**THE EXERCISE:** Could the lines from the start of the data through the line with "import plotly.graph_objects as go" be set down exactly, with no pictures among them?

**GIVEN MATERIAL:**
▬▬▬▬▬▬▬▬▬▬

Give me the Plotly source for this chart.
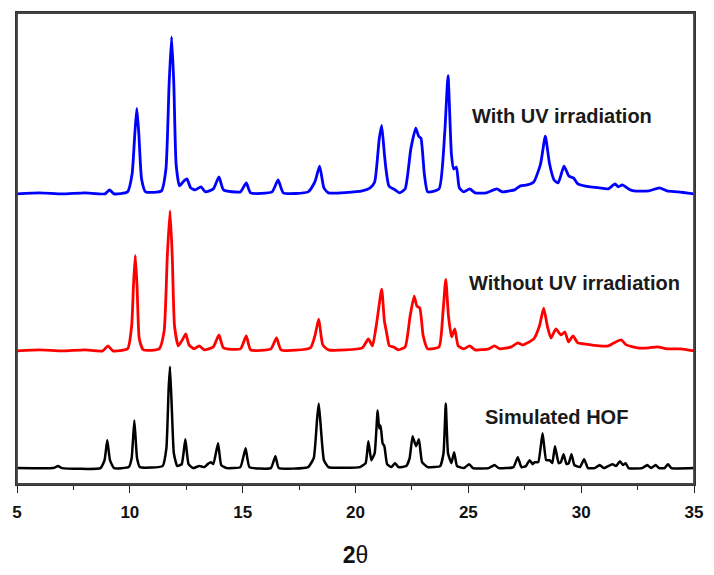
import plotly.graph_objects as go

# ---- data (2theta, intensity above each trace's baseline) ----
blue_x = [5.0, 6.0, 7.0, 8.0, 8.9, 9.1, 9.3, 9.9, 10.1, 10.22, 10.31, 10.4, 10.52, 10.7, 11.4, 11.6, 11.74, 11.85,
          11.95, 12.05, 12.2, 12.4, 12.53, 12.7, 12.9, 13.15, 13.35, 13.7, 13.95, 14.15, 14.9, 15.16, 15.35, 16.3,
          16.57, 16.8, 17.9, 18.2, 18.41, 18.6, 18.8, 20.3, 20.65, 20.85, 21.05, 21.16, 21.28, 21.35, 21.48, 21.75,
          21.95, 22.2, 22.45, 22.67, 22.8, 22.9, 23.05, 23.2, 23.7, 23.95, 24.10, 24.25, 24.35, 24.47, 24.6, 24.8,
          25.06, 25.3, 25.8, 26.26, 26.5, 26.82, 27.05, 27.31, 27.6, 27.9, 28.2, 28.41, 28.6, 28.8, 28.98, 29.24,
          29.45, 29.66, 29.85, 30.13, 30.8, 31.2, 31.5, 31.65, 31.82, 32.1, 32.33, 33.0, 33.47, 33.8, 34.3, 35.0]
blue_y = [0, 1, 0, 1, 0, 4, 0, 2, 20, 60, 86, 60, 15, 2, 3, 25, 110, 158,
          110, 30, 8, 13, 15, 6, 4, 7, 2, 5, 17, 4, 2, 11, 1, 2,
          14, 1, 2, 12, 28, 6, 1, 3, 6, 12, 55, 69, 40, 25, 8, 4,
          1, 5, 45, 66, 58, 56, 20, 2, 5, 60, 119, 40, 25, 27, 6, 2,
          5, 1, 1, 5, 2, 3, 4, 8, 9, 12, 30, 58, 30, 14, 11, 28,
          18, 16, 10, 8, 6, 5, 10, 7, 9, 5, 3, 3, 6, 3, 2, 0]

red_x = [5.0, 6.0, 7.0, 8.0, 8.8, 9.03, 9.25, 9.9, 10.08, 10.16, 10.24, 10.32, 10.42, 10.6, 11.3, 11.52, 11.66,
         11.78, 11.88, 11.98, 12.15, 12.35, 12.48, 12.62, 12.85, 13.07, 13.3, 13.7, 13.95, 14.15, 14.9, 15.16,
         15.35, 16.25, 16.5, 16.7, 18.0, 18.2, 18.37, 18.55, 18.8, 20.3, 20.57, 20.75, 20.95, 21.16, 21.28, 21.38,
         21.5, 21.68, 21.9, 22.2, 22.42, 22.6, 22.72, 22.85, 23.0, 23.2, 23.7, 23.88, 24.0, 24.12, 24.26, 24.4,
         24.55, 24.8, 25.06, 25.3, 25.9, 26.16, 26.4, 26.9, 27.19, 27.4, 27.9, 28.15, 28.34, 28.5, 28.66, 28.88,
         29.1, 29.28, 29.44, 29.64, 29.85, 30.12, 30.8, 31.2, 31.45, 31.77, 32.0, 32.5, 33.0, 33.37, 33.8, 34.4, 35.0]
red_y = [0, 1, 0, 1, 0, 5, 0, 2, 25, 65, 96, 65, 12, 1, 2, 20, 95,
         141, 95, 25, 5, 12, 17, 6, 2, 5, 1, 4, 16, 3, 2, 15,
         1, 2, 13, 1, 3, 15, 32, 6, 1, 3, 12, 5, 30, 62, 30, 18,
         5, 4, 1, 4, 35, 55, 45, 43, 15, 2, 4, 40, 72, 35, 14, 22,
         5, 2, 5, 1, 2, 5, 2, 4, 8, 6, 12, 25, 43, 25, 13, 22,
         16, 19, 9, 15, 8, 7, 5, 5, 8, 11, 6, 3, 3, 4, 2, 2, 0]

black_x = [5.0, 6.6, 6.82, 7.0, 8.7, 8.88, 9.0, 9.12, 9.3, 9.95, 10.08, 10.2, 10.32, 10.45, 11.45, 11.62, 11.72,
           11.78, 11.86, 11.95, 12.1, 12.3, 12.46, 12.6, 12.8, 13.07, 13.3, 13.45, 13.59, 13.7, 13.91, 14.05, 14.3,
           14.9, 15.13, 15.3, 16.25, 16.45, 16.6, 17.9, 18.15, 18.3, 18.37, 18.45, 18.6, 18.8, 20.2, 20.45, 20.57,
           20.7, 20.85, 20.98, 21.05, 21.11, 21.2, 21.28, 21.4, 21.6, 21.75, 21.9, 22.25, 22.4, 22.53, 22.68, 22.81,
           22.95, 23.2, 23.75, 23.9, 24.0, 24.1, 24.25, 24.37, 24.5, 24.8, 25.04, 25.2, 25.9, 26.16, 26.35, 27.0,
           27.19, 27.35, 27.55, 27.72, 27.85, 27.94, 28.1, 28.29, 28.45, 28.6, 28.72, 28.84, 29.0, 29.1, 29.22,
           29.35, 29.45, 29.57, 29.7, 29.95, 30.13, 30.3, 30.6, 30.82, 31.0, 31.38, 31.55, 31.72, 31.85, 31.97,
           32.1, 32.7, 32.93, 33.1, 33.3, 33.45, 33.7, 33.85, 34.0, 35.0]
black_y = [0, 0, 2, 0, 0, 8, 28, 8, 0, 1, 10, 48, 10, 1, 2, 20, 80,
           102, 60, 15, 2, 4, 29, 4, 0, 2, 1, 4, 6, 4, 25, 3, 0,
           1, 20, 1, 0, 12, 0, 1, 10, 50, 65, 45, 8, 1, 1, 5, 27,
           8, 15, 58, 40, 43, 25, 22, 4, 1, 5, 1, 2, 10, 32, 22, 29,
           6, 1, 2, 15, 65, 15, 5, 16, 2, 0, 4, 0, 0, 3, 0, 1,
           11, 1, 2, 8, 4, 6, 6, 35, 8, 8, 5, 22, 5, 6, 14,
           4, 5, 14, 3, 1, 9, 0, 0, 3, 0, 4, 2, 7, 3, 5,
           0, 0, 3, 0, 3, 0, 0, 4, 0, 0]

labels = ["With UV irradiation", "Without UV irradiation", "Simulated HOF"]
x_ticks = [5, 10, 15, 20, 25, 30, 35]

# vertical stacking offsets
offsets = {"blue": 292, "red": 134, "black": 16}

fig = go.Figure()
fig.add_trace(go.Scatter(x=black_x, y=[v + offsets["black"] for v in black_y], mode="lines",
                         line=dict(color="black", width=2.5, shape="spline", smoothing=0.4), hoverinfo="skip"))
fig.add_trace(go.Scatter(x=red_x, y=[v + offsets["red"] for v in red_y], mode="lines",
                         line=dict(color="#ff0000", width=2.8, shape="spline", smoothing=0.5), hoverinfo="skip"))
fig.add_trace(go.Scatter(x=blue_x, y=[v + offsets["blue"] for v in blue_y], mode="lines",
                         line=dict(color="#0000ff", width=2.8, shape="spline", smoothing=0.5), hoverinfo="skip"))

lab_font = dict(family="Liberation Sans, Arial, sans-serif", size=20, color="#1a1a1a")
for text, (lx, ly) in zip(labels, [(29.17, 370), (29.7, 202), (28.9, 67)]):
    fig.add_annotation(x=lx, y=ly, text=f"<b>{text}</b>", showarrow=False, font=lab_font,
                       xanchor="center", yanchor="middle")

# plot frame
fig.add_shape(type="rect", xref="paper", yref="paper", x0=0, x1=1, y0=0, y1=1,
              line=dict(color="#444", width=1.8), fillcolor="rgba(0,0,0,0)", layer="above")

fig.update_layout(
    width=714, height=575,
    margin=dict(l=17, r=17, t=11, b=90),
    paper_bgcolor="white", plot_bgcolor="white",
    showlegend=False,
    xaxis=dict(range=[5, 35], tickvals=x_ticks, ticktext=[f"<b>{t}</b>" for t in x_ticks],
               ticks="outside", ticklen=7, tickwidth=1.3, tickcolor="#222",
               minor=dict(ticks="outside", ticklen=4, tickwidth=1.3, tickcolor="#222", dtick=2.5),
               showgrid=False, zeroline=False, showline=True, linecolor="#333", linewidth=1.5, mirror=True,
               ticklabelstandoff=5,
               tickfont=dict(family="Liberation Sans, Arial, sans-serif", size=17, color="#111"),
               title=dict(text="<b>2</b>θ", font=dict(family="Liberation Sans, Arial, sans-serif", size=23, color="#111"),
                          standoff=26)),
    yaxis=dict(range=[0, 474], showticklabels=False, ticks="", showgrid=False, zeroline=False,
               showline=True, linecolor="#333", linewidth=1.5, mirror=True),
)

fig.write_html("out.html", config={"displayModeBar": False},
               post_script="document.body.style.margin='0';document.body.style.overflow='hidden';")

▬▬▬▬▬▬▬▬▬▬

**RESULT FOR THIS TASK:**
Give me the Plotly source for this chart.
import plotly.graph_objects as go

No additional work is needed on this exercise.